Does all of this sound familiar?
Given the fact that the Christmas season is now upon us, perhaps it's time for a temporary truce in the ongoing war of terrestrial vs. satellite digital radio. As an olive branch, we earthbound broadcasters might send a Christmas card, embossed with the following message:
We feel your pain. Hope we’re all feeling better real soon.
And God Bless us, every one!
HD Radio Terminology
New Iphone App Bypasses Net Radio Middlemen
Jacobs Media says it has a new Iphone application bound to be the envy of every broadcaster that streams a signal on the Web. Unlike a gaggle of Iphone applications that give users access to Internet radio through large Web radio aggregation sites, the Jacobs application allows Iphone owners to access up to five individual streams under a single distinctive logo that appears directly on an Iphones users desktop.

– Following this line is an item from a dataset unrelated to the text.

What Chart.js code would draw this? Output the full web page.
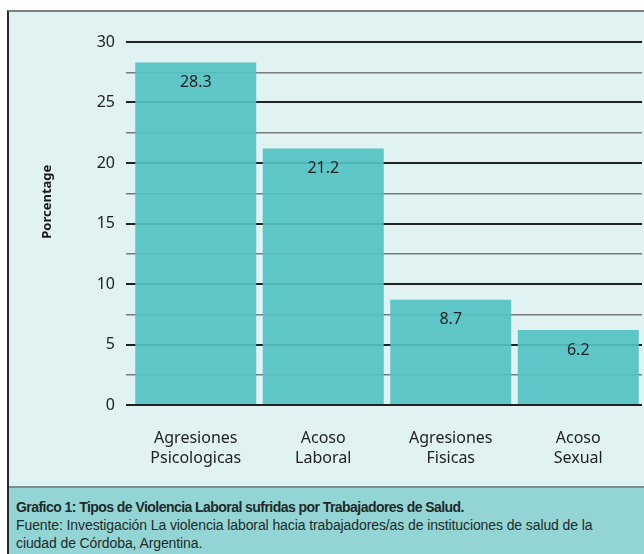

What’s even more attractive is that the application connects the Iphone user directly to the station’s stream with no intermediaries. That means a given station can provide users its distinctive logo access icon with the ability to tap a main program stream as well as multicast and/or special event streams. And all with one touch convenience to station loyal listeners.
Stations can purchase the application for a one-time fee. More information is available at www.jacobsiphone.com.
HD Radio Becomes Standard on Most 2009 Volvo Models
Volvo Cars of North America is boasting it is the first automaker to offer HD Radio as standard equipment in its entire 2009 model line, with the exception of its SC 60 model, which is due for redesign later this year.
The 2009 Volvo model lineup includes the S40 and wagon counterpart V50; the XC90; the S80 luxury sedan; the V70 wagon and XC70 (Cross Country), and the C70 retractable hardtop convertible along with the C30.
The new radios are expected to begin showing up in showroom vehicles delivered early in 2009.